Methods and solution approaches for resilient supply chain network design : novel case studies for waterborne disruptions in transportation networks

Kurzfassung/Abstract

This cumulative dissertation addresses four problems in resilient network design under disruption uncertainty with a specific focus on waterborne disruptions that affect the transportation costs within the network.
The first paper covers the integrated resilient network design problem under transportation cost un-certainty. The focus is on the integration of strategic, tactical, and operational resilience decisions, as well as the influence of the ability to predict disruptions in the short-term, and potential limitations of the operational decisions within capacity limits. The problem is modeled as a two-stage stochastic program.

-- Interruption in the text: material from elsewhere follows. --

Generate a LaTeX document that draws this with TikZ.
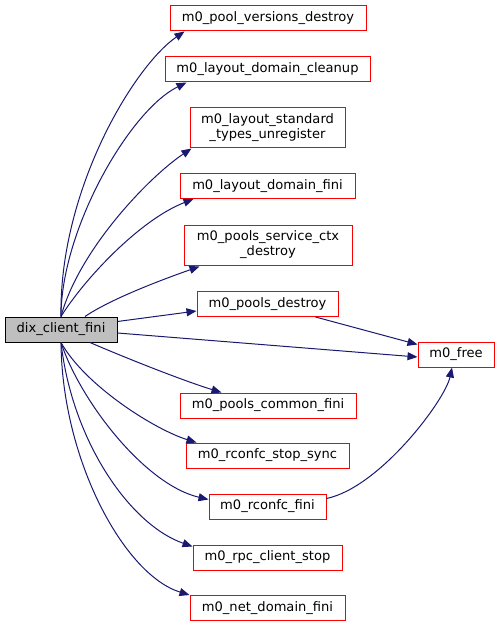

In addition, a problem-specific Benders decomposition algorithm is developed with a non-standard split of decision variables to solve particularly large problem instances.
The second paper focuses on the data-driven optimization of the operational inventory replenishment decision under transportation cost uncertainty. The problem is presented as a multi-stage stochastic program. To solve the problem, a cost-focused machine learning framework is proposed that uses the replenishment decisions under perfect information to train a decision tree that then learns a cost-optimal replenishment policy.
The third paper evaluates the influence of product characteristics by considering the multi-product two-echelon resilient network design problem under transportation cost uncertainty. Both different product characteristics and the dependency of considering multiple products are analyzed.
The fourth paper outlines a seven-step framework that covers the end-to-end steps a decision maker needs to follow to increase their supply chain resilience. The framework guides decision makers through the process from outlining clear resilience objectives to monitoring overall and enduring success. In addition, problem specifics and characteristics for the network design problem under waterborne disruptions are outlined to facilitate future research.